In the first quarter itself, Abbott reported adjusted diluted EPS of $1.15, beating analyst consensus of $1.14 per share. Total revenue came to $11.16 billion, ahead of the $11.00 billion estimate, with reported sales growing 7.8% year-over-year on a reported basis and 3.7% on a comparable basis.
The Medical Devices segment drove Q1 strength, posting 13.2% year-over-year growth to $5.54 billion—above the $5.29 billion estimate. Heart device sales accelerated, with Rhythm Management jumping 17%, Electrophysiology rising 16.7%, and Heart Failure devices up 14.6%. Continuous glucose monitor sales in the Diabetes Care business grew 14.2% on a reported basis to $2.08 billion.
Weakness emerged in Nutrition, which declined 6.0% year-over-year to $2.017 billion on a reported basis (7.7% decline on a comparable basis). Pediatric nutrition fell 8.5% and adult nutrition fell 3.6%, reflecting lower volumes and strategic pricing actions. Diagnostics segment sales grew 6.1% to $2.180 billion, with the newly acquired Cancer Diagnostics business contributing $96 million in the roughly one week since the acquisition closed.
For Q2 2026, Abbott projects adjusted diluted EPS of $1.25 to $1.31, below analyst estimates of $1.37 per share. Citi analysts flagged the weakness in nutrition and softer-than-expected diabetes device growth, noting that continued nutrition headwinds could pressure shares in the near term.
Context
The Exact Sciences acquisition represents one of Abbott's largest-ever deals and marks the company's major push into the fast-growing cancer diagnostics market. Exact Sciences brings marquee assets including Cologuard, a widely used colorectal cancer screening test, and Oncotype DX, an early-stage breast cancer diagnostic. Cologuard contributed substantially to the newly acquired Cancer Diagnostics segment.
The deal also helps Abbott offset declining revenue from COVID-19 testing kits, which had been a significant revenue driver during the pandemic. Abbott has a long track record of acquiring and integrating diagnostic businesses, though this acquisition's size and integration costs are creating near-term earnings pressure despite the company's core operational beat in Q1.

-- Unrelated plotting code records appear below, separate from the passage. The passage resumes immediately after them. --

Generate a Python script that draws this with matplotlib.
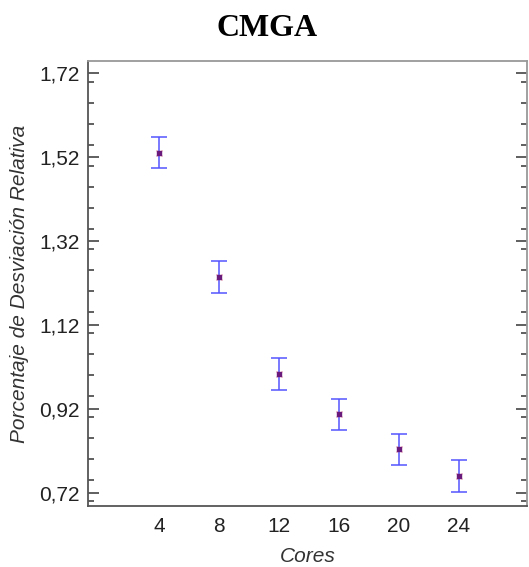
import matplotlib.pyplot as plt
from matplotlib.ticker import FixedLocator, MultipleLocator, FuncFormatter

# data
cores = [4, 8, 12, 16, 20, 24]
prd = [1.530, 1.235, 1.003, 0.908, 0.824, 0.760]
err = [0.037, 0.038, 0.038, 0.037, 0.037, 0.038]
yticks = [0.72, 0.92, 1.12, 1.32, 1.52, 1.72]

plt.rcParams["font.family"] = ["Liberation Sans", "DejaVu Sans"]

fig = plt.figure(figsize=(5.29, 5.67), dpi=100)
ax = fig.add_axes([88 / 529, 1 - 506 / 567, 439 / 529, 445 / 567])

ax.errorbar(cores, prd, yerr=err, fmt="none", ecolor="#5555ff", elinewidth=1.3,
            capsize=6, capthick=1.3, alpha=0.85)
ax.plot(cores, prd, linestyle="none", marker="x", markersize=4, color="#d06080",
        markeredgewidth=1.0, alpha=0.7)
ax.plot(cores, prd, linestyle="none", marker="s", markersize=2.2, color="#6a1a7a")

ax.set_xlim(-0.73, 28.53)
ax.set_ylim(0.689, 1.749)
ax.set_xticks(cores)
ax.yaxis.set_major_locator(FixedLocator(yticks))
ax.yaxis.set_minor_locator(MultipleLocator(0.05))
ax.yaxis.set_major_formatter(FuncFormatter(lambda v, p: f"{v:.2f}".replace(".", ",")))

ax.tick_params(axis="y", which="major", direction="in", length=8, width=1.2,
               color="#444444", labelsize=15, labelcolor="#222222", right=True, pad=6)
ax.tick_params(axis="y", which="minor", direction="in", length=4, width=1.2,
               color="#444444", right=True)
ax.tick_params(axis="x", length=0, labelsize=15, labelcolor="#222222", pad=8)

for s in ax.spines.values():
    s.set_color("#555555")
    s.set_linewidth(1.3)
ax.spines["top"].set_color("#999999")
ax.spines["right"].set_color("#999999")

ax.set_xlabel("Cores", fontsize=15, style="italic", color="#333333", labelpad=8)
ax.set_ylabel("Porcentaje de Desviación Relativa", fontsize=15, style="italic",
              color="#333333", labelpad=7)

fig.text(267 / 529, 1 - 28 / 567, "CMGA", ha="center", va="center", fontsize=23,
         fontweight="bold", family=["Liberation Serif", "DejaVu Serif"])

fig.savefig("out.png", dpi=100)
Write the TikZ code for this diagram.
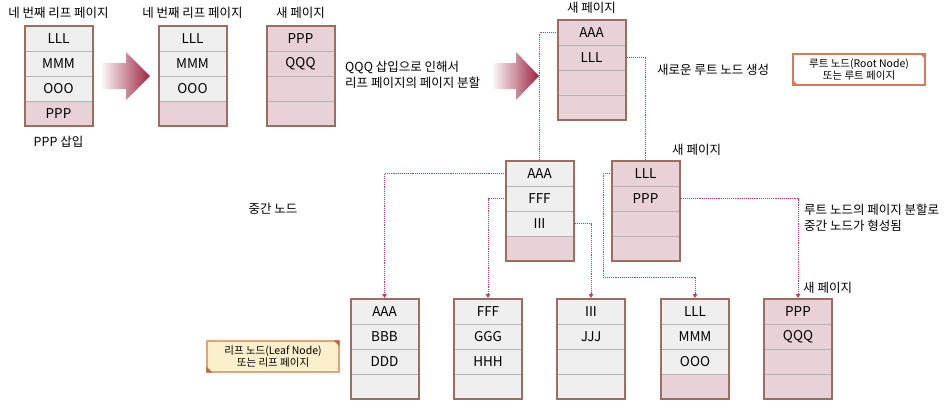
\documentclass[tikz,border=0pt]{standalone}
\usepackage{fontspec}
\setmainfont{Noto Sans CJK KR}
\usetikzlibrary{fit,arrows.meta}
\definecolor{cellgray}{HTML}{EFEFEF}
\definecolor{cellpink}{HTML}{E8D2D8}
\definecolor{sepgray}{HTML}{B4B4B4}
\definecolor{framebrown}{HTML}{9A6E60}
\definecolor{linkred}{HTML}{B8405E}
\definecolor{arrowred}{HTML}{9C2440}
\definecolor{rootedge}{HTML}{D8795A}
\definecolor{leaffill}{HTML}{FCEFCB}
\definecolor{leafedge}{HTML}{E2A27C}
\definecolor{leafcorner}{HTML}{C86440}
\newcommand\pagebox[4]{%
  \foreach \cf/\ct [count=\i] in {#4} {
    \node[cell,fill=\cf] (#1-\i) at ({#2},{#3+\i*25-12.5}) {\ct};
  }
  \node[frame, fit=(#1-1)(#1-4)] (#1) {};
}
\begin{document}
\begin{tikzpicture}[x=1pt,y=-1pt,
  cell/.style={draw=sepgray, line width=0.8pt, minimum width=68pt, minimum height=25pt,
    inner sep=0pt, outer sep=0pt, font=\fontsize{13.5}{15}\selectfont},
  frame/.style={draw=framebrown, line width=2pt, inner sep=0pt},
  title/.style={font=\fontsize{12.5}{14}\selectfont, inner sep=1pt},
  label/.style={font=\fontsize{12.5}{16}\selectfont, align=left, inner sep=1pt},
  note/.style={line width=1.2pt, minimum width=132pt, minimum height=31pt, align=center,
    inner sep=1pt, font=\fontsize{10.5}{12}\selectfont},
  link/.style={draw=linkred, densely dotted, line width=0.9pt},
  linkarrow/.style={link, -{Triangle[length=4pt,width=4.5pt]}},
  bigarrow/.style={left color=arrowred!4, right color=arrowred}
]
\useasboundingbox (0,0) rectangle (950,413);

% top row pages
\pagebox{p1}{58.5}{26}{cellgray/LLL, cellgray/MMM, cellgray/OOO, cellpink/PPP}
\pagebox{p2}{192.5}{26}{cellgray/LLL, cellgray/MMM, cellgray/OOO, cellpink/{}}
\pagebox{p3}{300.5}{26}{cellpink/PPP, cellpink/QQQ, cellpink/{}, cellpink/{}}
\pagebox{root}{591.5}{20}{cellpink/AAA, cellpink/LLL, cellpink/{}, cellpink/{}}

% intermediate
\pagebox{m1}{539.5}{161}{cellgray/AAA, cellgray/FFF, cellgray/III, cellpink/{}}
\pagebox{m2}{645.5}{161}{cellpink/LLL, cellpink/PPP, cellpink/{}, cellpink/{}}

% leaves
\pagebox{l1}{384.5}{299}{cellgray/AAA, cellgray/BBB, cellgray/DDD, cellgray/{}}
\pagebox{l2}{488}{299}{cellgray/FFF, cellgray/GGG, cellgray/HHH, cellgray/{}}
\pagebox{l3}{591}{299}{cellgray/III, cellgray/JJJ, cellgray/{}, cellgray/{}}
\pagebox{l4}{695}{299}{cellgray/LLL, cellgray/MMM, cellgray/OOO, cellpink/{}}
\pagebox{l5}{798}{299}{cellpink/PPP, cellpink/QQQ, cellpink/{}, cellpink/{}}

% titles and labels
\node[title] (t1) at (58.5,13) {네 번째 리프 페이지};
\node[title] (t2) at (192.5,13) {네 번째 리프 페이지};
\node[title] (t3) at (300.5,13) {새 페이지};
\node[title] (t4) at (591.5,8) {새 페이지};
\node[title, anchor=west] (t5) at (671,150) {새 페이지};
\node[title, anchor=west] (t6) at (802,288) {새 페이지};
\node[title] (ins) at (58.5,142) {PPP 삽입};
\node[label, anchor=west] (split) at (344,75) {QQQ 삽입으로 인해서\\리프 페이지의 페이지 분할};
\node[label, anchor=west] (newroot) at (656,70) {새로운 루트 노드 생성};
\node[label] (mid) at (273,209) {중간 노드};
\node[label, anchor=west] (form) at (803,218) {루트 노드의 페이지 분할로\\중간 노드가 형성됨};

% notes
\node[note, fill=white, draw=rootedge] (rootnote) at (859,69.5) {루트 노드(Root Node)\\또는 루트 페이지};
\fill[rootedge] (rootnote.north east) -- ++(-6,0) -- ++(6,6) -- cycle;
\fill[rootedge] (rootnote.south west) -- ++(6,0) -- ++(-6,-6) -- cycle;
\node[note, fill=leaffill, draw=leafedge] (leafnote) at (273,356.5) {리프 노드(Leaf Node)\\또는 리프 페이지};
\fill[leafcorner] (leafnote.north east) -- ++(-6,0) -- ++(6,6) -- cycle;
\fill[leafcorner] (leafnote.south west) -- ++(6,0) -- ++(-6,-6) -- cycle;

% big arrows
\shade[bigarrow] (102,63) -- (126,63) -- (126,52) -- (150,76) -- (126,100) -- (126,89) -- (102,89) -- cycle;
\shade[bigarrow] (493,63) -- (516,63) -- (516,52) -- (539,76) -- (516,100) -- (516,89) -- (493,89) -- cycle;

% connectors
\draw[link] (root-1.west) -| (m1.north);
\draw[link] (root-2.east) -| (m2.north);
\draw[linkarrow] (m1-1.west) -| (l1.north);
\draw[linkarrow] (m1-2.west) -| (l2.north);
\draw[linkarrow] (m1-3.east) -| (l3.north);
\coordinate (bend) at (603,277);
\draw[linkarrow] (m2-1.west) -| (bend) -| (l4.north);
\draw[linkarrow] (m2-2.east) -| (l5.north);
\end{tikzpicture}
\end{document}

Abbott maintains its long-standing dividend payout streak, having increased dividends for 54 consecutive years. The board declared a quarterly dividend of $0.63 per share in February 2026.
What's Next
The guidance cut suggests the company will absorb Exact Sciences integration costs throughout 2026. The Cancer Diagnostics line item, which contributed $96 million in one week post-close, may accelerate and eventually offset dilution as Abbott scales the business.

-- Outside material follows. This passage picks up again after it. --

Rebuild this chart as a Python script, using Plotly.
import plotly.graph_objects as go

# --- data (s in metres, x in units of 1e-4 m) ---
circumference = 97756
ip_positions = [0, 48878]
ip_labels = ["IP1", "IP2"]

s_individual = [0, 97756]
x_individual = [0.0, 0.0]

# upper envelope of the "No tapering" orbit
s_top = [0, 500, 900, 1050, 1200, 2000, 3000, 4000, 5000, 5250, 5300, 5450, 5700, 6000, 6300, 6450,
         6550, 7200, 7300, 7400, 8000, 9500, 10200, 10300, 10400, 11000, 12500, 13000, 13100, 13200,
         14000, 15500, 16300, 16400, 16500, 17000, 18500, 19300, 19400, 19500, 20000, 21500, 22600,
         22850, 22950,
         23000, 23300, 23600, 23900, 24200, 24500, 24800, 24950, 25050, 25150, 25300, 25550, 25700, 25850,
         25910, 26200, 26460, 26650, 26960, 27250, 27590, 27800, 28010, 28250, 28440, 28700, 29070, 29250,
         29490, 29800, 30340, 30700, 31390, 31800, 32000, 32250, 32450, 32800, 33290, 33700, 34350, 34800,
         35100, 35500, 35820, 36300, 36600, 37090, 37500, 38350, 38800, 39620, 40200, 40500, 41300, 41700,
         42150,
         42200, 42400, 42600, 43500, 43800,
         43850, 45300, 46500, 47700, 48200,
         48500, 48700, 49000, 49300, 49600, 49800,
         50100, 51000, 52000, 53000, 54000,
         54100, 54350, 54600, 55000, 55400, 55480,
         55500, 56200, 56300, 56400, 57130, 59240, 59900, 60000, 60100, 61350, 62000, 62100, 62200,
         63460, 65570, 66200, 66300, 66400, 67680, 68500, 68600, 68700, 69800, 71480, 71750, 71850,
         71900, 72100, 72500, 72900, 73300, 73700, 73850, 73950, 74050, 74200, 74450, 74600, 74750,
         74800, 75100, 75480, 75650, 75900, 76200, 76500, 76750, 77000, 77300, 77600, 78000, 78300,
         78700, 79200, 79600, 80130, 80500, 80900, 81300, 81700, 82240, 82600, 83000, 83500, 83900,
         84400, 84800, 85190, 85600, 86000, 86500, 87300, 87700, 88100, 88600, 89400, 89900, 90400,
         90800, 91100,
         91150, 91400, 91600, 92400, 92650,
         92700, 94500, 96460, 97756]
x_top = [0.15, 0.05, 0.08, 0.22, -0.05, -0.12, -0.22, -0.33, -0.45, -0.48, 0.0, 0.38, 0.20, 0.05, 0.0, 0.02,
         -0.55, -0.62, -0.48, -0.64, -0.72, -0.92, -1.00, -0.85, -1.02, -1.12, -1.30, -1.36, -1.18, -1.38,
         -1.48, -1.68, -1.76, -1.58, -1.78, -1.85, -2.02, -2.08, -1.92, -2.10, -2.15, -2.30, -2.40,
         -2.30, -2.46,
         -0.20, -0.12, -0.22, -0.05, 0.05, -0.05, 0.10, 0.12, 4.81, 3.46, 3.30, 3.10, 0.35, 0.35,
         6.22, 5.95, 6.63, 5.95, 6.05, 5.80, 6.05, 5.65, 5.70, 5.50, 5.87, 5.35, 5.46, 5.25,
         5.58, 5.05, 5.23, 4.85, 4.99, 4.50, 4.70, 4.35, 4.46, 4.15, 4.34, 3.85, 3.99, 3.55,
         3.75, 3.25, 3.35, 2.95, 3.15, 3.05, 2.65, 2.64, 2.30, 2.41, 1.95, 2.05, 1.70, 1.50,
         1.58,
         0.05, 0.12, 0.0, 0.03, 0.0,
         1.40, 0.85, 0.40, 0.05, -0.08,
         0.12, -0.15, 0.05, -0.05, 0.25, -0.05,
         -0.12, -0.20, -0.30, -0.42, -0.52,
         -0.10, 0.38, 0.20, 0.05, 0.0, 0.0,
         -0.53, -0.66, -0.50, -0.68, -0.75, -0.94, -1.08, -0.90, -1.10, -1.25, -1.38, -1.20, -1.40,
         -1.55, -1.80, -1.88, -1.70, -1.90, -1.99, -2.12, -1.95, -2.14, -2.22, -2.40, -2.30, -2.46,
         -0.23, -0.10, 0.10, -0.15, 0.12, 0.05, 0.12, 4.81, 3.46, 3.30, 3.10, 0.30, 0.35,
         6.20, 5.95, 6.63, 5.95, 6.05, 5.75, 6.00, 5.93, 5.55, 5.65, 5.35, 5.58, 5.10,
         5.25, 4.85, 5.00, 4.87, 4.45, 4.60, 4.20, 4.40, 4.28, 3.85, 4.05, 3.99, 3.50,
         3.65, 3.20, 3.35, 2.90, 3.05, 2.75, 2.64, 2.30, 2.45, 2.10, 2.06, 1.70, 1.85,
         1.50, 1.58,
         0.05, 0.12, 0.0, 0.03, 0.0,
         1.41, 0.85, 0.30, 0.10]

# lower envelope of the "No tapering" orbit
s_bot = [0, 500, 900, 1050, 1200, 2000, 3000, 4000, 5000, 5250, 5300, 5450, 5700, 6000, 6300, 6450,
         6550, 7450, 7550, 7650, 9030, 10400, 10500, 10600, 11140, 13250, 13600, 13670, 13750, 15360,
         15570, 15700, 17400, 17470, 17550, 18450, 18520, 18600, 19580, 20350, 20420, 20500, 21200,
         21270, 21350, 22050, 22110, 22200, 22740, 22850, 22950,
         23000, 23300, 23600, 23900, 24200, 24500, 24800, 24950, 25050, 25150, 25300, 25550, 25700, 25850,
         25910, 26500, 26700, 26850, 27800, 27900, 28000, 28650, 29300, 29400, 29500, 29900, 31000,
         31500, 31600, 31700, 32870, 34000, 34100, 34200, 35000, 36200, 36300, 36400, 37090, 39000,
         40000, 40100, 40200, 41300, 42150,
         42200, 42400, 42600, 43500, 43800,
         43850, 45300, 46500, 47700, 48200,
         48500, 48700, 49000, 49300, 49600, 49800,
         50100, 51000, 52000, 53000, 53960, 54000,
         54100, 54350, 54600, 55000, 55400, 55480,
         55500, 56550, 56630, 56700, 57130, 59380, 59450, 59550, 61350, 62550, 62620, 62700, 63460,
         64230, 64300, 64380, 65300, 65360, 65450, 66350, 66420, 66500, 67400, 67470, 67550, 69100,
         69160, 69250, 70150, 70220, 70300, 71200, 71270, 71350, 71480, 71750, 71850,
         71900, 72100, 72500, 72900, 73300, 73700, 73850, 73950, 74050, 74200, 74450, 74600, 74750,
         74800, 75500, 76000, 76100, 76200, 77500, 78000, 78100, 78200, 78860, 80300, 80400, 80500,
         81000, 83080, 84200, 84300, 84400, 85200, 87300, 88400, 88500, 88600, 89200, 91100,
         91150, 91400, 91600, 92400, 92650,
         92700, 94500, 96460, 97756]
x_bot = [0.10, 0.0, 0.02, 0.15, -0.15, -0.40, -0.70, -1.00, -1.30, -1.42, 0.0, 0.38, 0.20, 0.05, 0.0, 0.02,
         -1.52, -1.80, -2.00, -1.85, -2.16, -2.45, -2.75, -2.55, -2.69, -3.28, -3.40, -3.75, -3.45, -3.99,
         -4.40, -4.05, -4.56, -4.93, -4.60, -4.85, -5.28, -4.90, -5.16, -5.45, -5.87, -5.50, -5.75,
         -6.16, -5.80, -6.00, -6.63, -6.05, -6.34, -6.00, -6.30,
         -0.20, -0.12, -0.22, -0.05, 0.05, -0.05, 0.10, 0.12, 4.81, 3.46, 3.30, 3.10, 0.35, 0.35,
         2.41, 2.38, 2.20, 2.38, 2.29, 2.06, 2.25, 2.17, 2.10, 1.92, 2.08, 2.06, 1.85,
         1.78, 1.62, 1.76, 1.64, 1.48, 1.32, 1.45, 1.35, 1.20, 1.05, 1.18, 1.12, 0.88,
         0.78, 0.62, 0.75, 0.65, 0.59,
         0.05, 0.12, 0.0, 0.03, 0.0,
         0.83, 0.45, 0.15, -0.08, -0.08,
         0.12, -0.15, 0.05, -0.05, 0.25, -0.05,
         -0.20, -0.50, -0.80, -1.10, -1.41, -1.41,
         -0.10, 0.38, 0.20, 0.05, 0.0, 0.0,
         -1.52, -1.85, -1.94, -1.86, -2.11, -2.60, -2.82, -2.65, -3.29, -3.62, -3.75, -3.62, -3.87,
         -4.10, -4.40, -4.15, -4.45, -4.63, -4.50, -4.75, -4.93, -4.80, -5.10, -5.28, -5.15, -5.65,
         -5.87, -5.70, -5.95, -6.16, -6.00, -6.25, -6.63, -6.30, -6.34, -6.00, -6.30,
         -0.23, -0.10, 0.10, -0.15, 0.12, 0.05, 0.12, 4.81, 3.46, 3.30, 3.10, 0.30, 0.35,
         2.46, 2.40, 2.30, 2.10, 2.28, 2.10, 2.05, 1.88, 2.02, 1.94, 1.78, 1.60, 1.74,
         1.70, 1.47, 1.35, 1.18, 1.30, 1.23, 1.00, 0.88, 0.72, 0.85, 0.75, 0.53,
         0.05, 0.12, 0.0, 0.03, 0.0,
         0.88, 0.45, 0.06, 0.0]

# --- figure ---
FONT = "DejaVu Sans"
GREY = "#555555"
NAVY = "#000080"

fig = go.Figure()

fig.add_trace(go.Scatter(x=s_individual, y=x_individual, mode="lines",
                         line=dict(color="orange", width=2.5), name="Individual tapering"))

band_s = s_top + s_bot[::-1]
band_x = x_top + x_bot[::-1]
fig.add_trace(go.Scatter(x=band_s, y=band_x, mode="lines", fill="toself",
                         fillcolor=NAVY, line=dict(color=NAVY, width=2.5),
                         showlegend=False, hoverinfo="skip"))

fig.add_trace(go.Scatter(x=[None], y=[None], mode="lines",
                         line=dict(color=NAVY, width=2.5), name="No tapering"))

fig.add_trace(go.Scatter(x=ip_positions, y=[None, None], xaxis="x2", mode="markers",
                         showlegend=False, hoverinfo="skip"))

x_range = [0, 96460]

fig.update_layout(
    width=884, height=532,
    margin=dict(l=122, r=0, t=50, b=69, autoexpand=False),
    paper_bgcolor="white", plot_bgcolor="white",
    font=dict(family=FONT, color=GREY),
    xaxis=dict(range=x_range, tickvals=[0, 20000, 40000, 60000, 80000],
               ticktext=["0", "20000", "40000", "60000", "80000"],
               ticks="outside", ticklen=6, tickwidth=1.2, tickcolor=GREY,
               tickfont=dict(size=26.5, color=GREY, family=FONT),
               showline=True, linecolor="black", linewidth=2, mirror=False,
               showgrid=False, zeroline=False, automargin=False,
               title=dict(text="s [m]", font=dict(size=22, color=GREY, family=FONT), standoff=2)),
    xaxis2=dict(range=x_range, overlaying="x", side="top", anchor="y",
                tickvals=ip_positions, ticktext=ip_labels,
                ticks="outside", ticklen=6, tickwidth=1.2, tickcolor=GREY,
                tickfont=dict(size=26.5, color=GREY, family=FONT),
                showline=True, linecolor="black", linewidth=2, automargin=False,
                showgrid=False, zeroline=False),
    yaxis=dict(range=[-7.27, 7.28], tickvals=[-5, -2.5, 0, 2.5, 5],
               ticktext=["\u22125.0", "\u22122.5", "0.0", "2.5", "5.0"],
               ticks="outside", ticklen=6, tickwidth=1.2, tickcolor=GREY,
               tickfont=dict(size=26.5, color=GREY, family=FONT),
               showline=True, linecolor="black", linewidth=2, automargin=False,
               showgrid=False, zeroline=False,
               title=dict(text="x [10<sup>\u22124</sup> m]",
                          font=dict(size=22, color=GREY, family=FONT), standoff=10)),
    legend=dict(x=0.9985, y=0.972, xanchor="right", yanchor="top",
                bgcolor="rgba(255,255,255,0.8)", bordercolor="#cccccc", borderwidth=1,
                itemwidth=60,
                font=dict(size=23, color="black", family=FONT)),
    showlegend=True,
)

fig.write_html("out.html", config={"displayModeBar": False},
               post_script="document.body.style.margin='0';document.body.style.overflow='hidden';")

The market's reaction to the guidance cut will likely hinge on whether investors view the Exact Sciences acquisition as a strategic anchor holding back near-term results or a high-growth asset that will drive medium-term performance. Abbott's next quarterly earnings report will provide the first full quarter of Exact Sciences results post-integration.